■ Directions:
Leave out all pictures and return, exactly as written, the lines from the line containing "Convert this chart to Bokeh code." to the line containing "from bokeh.resources import INLINE", both ends kept.

===== Records shown

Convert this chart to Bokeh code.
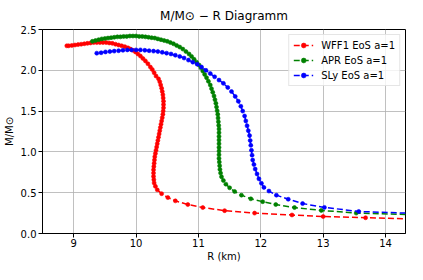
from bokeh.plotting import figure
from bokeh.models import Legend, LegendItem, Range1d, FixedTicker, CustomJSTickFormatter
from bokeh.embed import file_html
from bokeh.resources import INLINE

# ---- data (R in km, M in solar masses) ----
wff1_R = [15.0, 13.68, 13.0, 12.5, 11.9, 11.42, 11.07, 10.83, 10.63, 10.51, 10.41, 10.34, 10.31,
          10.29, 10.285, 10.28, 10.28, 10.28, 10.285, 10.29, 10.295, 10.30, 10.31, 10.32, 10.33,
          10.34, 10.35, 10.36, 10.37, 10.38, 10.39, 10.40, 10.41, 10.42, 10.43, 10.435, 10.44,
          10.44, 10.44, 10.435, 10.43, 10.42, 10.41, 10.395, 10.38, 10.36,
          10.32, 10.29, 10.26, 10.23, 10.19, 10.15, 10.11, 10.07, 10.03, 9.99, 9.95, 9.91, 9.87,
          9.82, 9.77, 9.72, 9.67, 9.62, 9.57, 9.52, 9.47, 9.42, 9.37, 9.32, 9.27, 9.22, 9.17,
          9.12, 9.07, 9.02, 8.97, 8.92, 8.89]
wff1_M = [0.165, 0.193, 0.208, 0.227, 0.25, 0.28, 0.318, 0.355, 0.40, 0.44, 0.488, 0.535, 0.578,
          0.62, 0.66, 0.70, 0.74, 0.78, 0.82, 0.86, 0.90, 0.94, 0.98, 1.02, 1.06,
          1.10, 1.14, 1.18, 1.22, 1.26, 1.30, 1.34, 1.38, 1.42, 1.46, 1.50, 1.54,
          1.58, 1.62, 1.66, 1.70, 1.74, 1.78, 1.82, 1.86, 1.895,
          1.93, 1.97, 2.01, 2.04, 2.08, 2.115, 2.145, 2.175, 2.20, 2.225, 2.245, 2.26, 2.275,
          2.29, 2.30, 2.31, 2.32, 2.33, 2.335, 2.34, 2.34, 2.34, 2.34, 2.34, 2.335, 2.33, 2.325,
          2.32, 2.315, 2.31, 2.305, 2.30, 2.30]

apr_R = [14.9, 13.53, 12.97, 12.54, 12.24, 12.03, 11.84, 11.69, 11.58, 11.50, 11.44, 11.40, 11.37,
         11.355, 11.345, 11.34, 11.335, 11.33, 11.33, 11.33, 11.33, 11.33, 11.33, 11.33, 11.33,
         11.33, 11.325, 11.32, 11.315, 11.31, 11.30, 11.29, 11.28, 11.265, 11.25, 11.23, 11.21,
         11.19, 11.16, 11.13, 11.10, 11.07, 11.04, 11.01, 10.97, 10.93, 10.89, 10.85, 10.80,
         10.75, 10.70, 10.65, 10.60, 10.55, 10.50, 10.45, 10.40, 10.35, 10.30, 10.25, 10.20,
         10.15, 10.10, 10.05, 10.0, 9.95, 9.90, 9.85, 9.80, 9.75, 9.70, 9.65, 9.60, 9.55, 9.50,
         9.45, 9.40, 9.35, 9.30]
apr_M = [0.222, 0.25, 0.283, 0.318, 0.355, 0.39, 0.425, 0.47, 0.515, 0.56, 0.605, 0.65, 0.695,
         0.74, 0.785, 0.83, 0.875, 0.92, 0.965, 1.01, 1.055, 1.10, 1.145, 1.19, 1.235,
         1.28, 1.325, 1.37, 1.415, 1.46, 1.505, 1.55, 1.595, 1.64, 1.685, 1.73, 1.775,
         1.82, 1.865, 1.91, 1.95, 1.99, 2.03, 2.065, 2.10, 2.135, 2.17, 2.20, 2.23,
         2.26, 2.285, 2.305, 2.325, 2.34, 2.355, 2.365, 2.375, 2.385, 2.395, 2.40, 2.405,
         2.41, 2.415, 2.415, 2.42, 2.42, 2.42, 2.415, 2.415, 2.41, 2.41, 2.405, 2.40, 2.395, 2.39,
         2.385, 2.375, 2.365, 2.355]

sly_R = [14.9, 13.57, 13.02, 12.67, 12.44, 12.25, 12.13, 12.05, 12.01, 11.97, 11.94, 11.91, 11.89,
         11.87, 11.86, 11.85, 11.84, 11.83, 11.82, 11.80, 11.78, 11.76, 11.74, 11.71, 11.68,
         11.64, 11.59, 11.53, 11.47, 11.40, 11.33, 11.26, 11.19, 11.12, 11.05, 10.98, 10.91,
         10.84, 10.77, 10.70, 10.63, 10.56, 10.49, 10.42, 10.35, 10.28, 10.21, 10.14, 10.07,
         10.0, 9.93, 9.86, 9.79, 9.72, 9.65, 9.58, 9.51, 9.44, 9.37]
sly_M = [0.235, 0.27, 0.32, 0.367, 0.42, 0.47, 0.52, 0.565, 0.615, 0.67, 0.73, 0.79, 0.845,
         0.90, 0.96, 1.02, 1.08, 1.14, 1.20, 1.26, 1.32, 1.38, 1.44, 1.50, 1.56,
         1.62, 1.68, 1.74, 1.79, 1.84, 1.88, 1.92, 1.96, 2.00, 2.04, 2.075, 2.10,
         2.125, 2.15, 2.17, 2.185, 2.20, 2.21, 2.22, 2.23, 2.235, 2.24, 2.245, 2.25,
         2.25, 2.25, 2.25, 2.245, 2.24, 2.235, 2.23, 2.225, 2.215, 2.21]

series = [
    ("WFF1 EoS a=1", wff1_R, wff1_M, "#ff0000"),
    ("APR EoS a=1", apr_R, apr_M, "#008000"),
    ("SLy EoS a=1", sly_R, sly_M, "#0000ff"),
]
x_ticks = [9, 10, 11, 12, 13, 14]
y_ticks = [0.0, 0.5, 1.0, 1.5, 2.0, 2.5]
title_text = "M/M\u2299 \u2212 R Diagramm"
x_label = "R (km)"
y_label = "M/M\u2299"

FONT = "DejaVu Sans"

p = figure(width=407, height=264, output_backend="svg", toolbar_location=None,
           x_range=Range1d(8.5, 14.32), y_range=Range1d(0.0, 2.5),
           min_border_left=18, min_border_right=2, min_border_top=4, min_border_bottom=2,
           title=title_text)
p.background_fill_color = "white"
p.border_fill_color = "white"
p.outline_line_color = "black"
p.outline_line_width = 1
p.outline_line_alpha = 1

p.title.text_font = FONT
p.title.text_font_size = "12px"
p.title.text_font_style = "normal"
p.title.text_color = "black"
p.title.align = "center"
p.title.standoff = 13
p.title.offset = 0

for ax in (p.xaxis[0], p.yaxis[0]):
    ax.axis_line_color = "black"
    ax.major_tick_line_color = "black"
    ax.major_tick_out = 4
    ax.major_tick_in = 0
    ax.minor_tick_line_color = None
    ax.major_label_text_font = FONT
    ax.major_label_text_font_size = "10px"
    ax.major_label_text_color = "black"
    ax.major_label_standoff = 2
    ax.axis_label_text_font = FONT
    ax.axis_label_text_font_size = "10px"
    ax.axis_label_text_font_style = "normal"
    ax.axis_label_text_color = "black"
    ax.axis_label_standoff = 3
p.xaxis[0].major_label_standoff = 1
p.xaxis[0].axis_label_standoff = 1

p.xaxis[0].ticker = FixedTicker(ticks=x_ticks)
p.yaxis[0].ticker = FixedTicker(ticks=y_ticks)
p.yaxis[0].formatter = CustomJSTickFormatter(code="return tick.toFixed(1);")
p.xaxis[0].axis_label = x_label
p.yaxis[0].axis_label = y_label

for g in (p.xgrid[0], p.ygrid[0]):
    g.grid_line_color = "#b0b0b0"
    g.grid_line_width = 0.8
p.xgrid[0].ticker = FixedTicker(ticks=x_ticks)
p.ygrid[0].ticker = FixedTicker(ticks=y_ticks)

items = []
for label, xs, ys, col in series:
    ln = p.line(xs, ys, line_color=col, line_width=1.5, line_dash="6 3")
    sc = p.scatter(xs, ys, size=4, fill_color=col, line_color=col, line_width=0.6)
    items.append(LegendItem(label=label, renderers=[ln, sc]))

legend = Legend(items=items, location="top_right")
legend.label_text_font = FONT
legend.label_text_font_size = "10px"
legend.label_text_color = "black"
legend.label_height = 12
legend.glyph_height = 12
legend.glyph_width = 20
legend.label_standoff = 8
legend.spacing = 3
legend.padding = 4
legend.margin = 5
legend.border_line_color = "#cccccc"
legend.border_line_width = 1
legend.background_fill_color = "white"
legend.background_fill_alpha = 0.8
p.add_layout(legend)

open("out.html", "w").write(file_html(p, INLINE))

==========
===== Records shown

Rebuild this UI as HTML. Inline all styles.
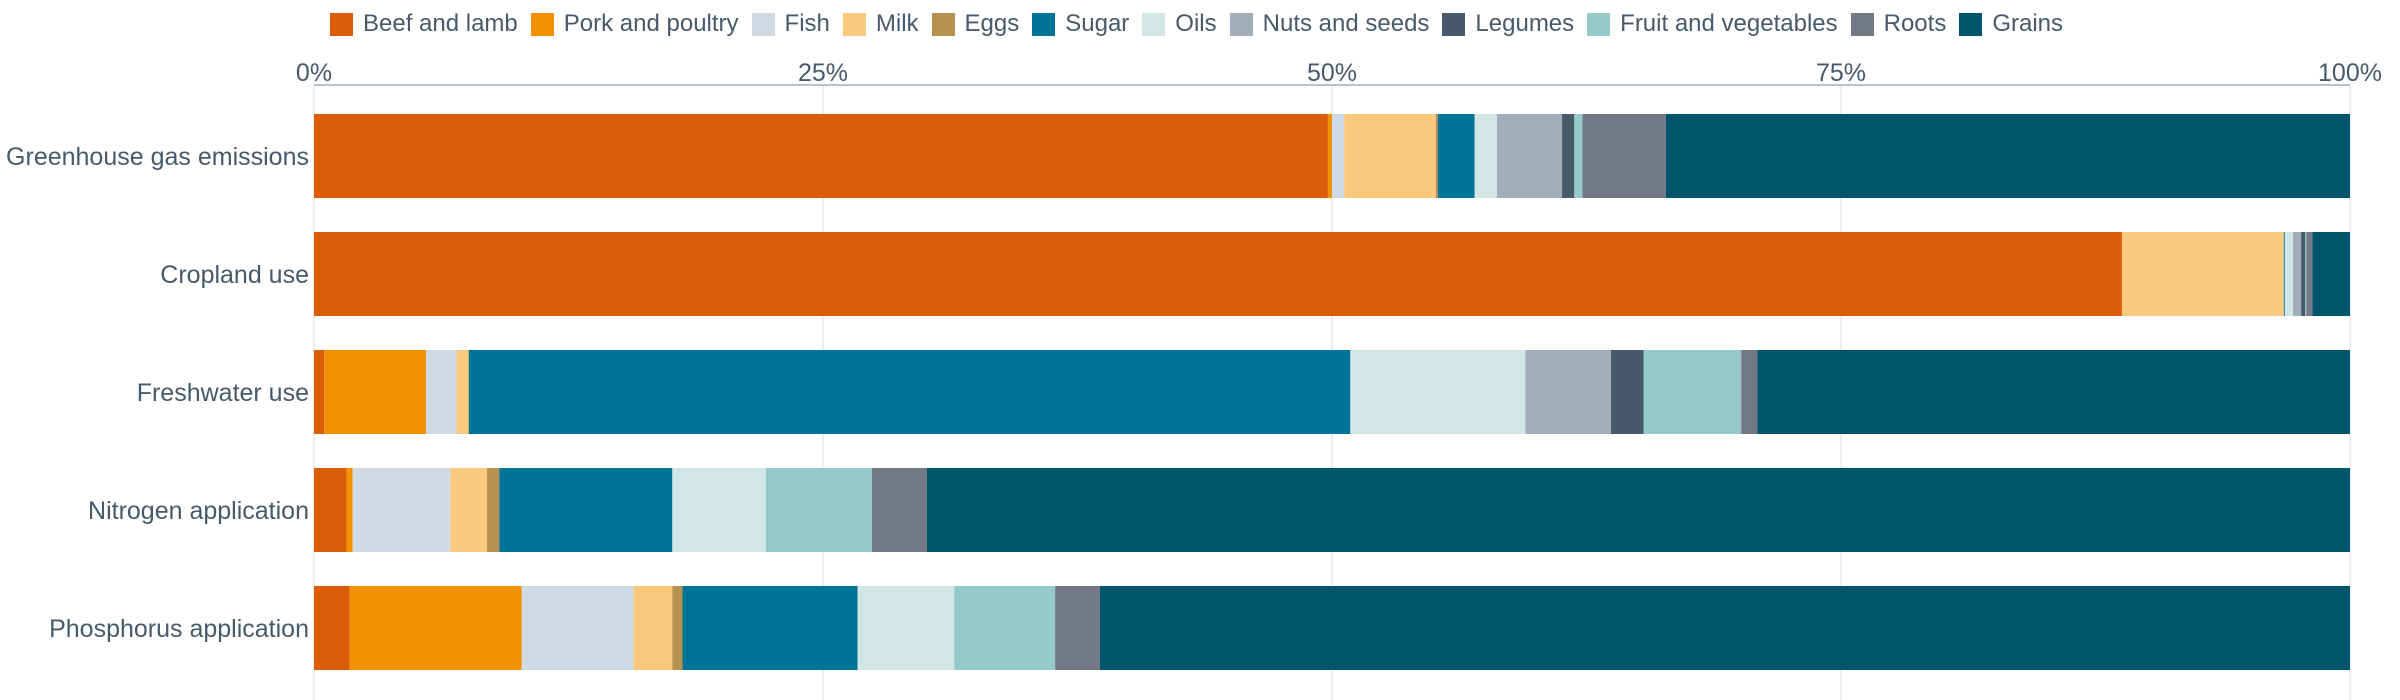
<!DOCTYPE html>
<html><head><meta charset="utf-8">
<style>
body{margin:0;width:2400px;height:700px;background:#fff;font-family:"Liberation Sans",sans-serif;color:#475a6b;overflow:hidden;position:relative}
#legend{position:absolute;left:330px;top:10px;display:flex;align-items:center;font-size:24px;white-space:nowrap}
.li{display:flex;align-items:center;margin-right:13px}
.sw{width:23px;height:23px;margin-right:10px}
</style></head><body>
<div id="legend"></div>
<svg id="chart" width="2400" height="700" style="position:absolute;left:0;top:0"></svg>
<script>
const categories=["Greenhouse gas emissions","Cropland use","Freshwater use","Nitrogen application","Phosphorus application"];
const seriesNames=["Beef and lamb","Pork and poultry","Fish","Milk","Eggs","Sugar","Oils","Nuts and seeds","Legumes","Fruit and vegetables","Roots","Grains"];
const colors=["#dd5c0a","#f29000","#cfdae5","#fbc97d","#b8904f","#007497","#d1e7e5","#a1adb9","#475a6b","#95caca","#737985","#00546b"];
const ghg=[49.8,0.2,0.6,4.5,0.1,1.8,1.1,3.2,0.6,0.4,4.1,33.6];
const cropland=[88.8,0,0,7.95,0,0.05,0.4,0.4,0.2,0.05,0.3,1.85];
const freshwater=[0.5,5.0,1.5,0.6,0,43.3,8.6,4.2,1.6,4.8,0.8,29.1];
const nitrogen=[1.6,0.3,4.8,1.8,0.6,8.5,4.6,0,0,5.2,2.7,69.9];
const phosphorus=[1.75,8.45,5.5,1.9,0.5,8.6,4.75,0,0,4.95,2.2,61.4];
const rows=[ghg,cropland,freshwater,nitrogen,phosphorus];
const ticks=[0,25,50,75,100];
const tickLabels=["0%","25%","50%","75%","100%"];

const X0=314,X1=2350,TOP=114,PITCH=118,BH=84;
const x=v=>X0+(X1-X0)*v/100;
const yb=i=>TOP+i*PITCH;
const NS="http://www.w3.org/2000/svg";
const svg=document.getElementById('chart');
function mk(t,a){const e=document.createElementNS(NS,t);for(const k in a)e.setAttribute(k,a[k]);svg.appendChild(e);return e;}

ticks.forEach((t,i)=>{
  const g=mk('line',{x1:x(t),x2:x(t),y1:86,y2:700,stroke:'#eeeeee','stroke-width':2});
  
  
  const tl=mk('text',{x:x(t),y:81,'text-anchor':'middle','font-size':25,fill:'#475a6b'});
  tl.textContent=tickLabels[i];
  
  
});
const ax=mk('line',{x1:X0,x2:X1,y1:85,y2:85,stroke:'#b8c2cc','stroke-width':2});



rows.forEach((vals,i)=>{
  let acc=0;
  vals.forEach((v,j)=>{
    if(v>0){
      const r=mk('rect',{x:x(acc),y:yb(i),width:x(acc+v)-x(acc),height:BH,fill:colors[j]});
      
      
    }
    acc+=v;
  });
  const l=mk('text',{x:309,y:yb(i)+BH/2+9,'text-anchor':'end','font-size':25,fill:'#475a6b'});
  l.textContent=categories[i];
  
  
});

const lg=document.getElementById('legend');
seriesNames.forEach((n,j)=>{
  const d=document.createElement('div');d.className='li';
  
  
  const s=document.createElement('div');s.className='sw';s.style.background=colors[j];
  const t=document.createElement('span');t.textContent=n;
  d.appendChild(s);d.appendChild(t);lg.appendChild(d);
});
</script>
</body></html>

==========
===== Records shown

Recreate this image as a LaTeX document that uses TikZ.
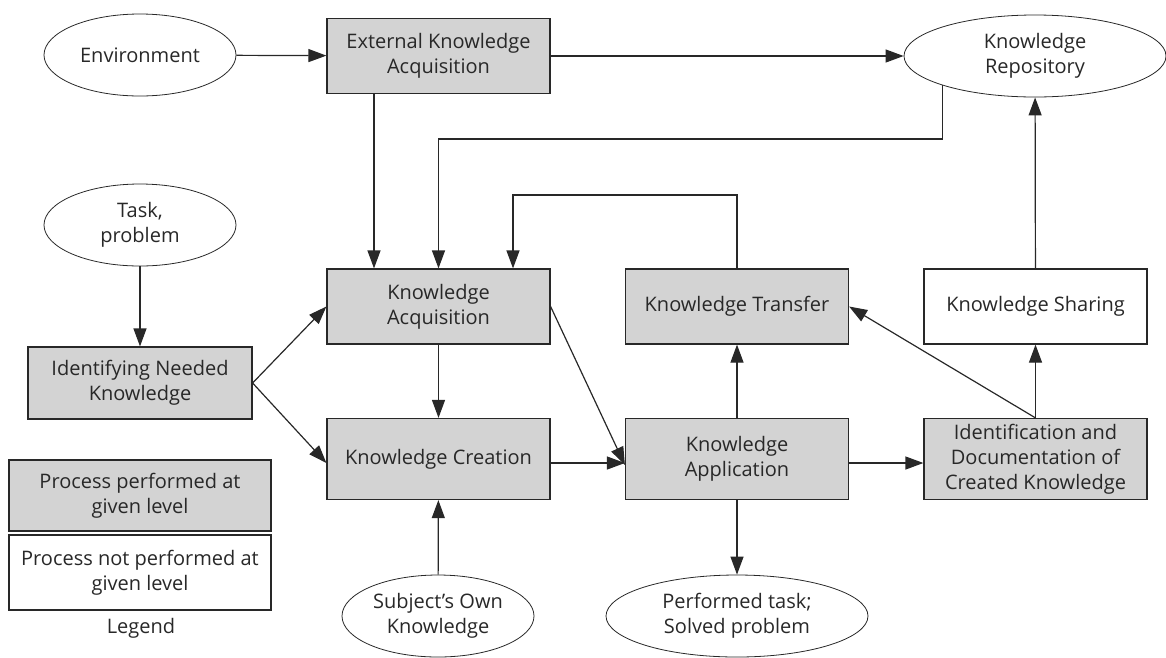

==========

■ Answer to this problem:
Convert this chart to Bokeh code.
from bokeh.plotting import figure
from bokeh.models import Legend, LegendItem, Range1d, FixedTicker, CustomJSTickFormatter
from bokeh.embed import file_html
from bokeh.resources import INLINE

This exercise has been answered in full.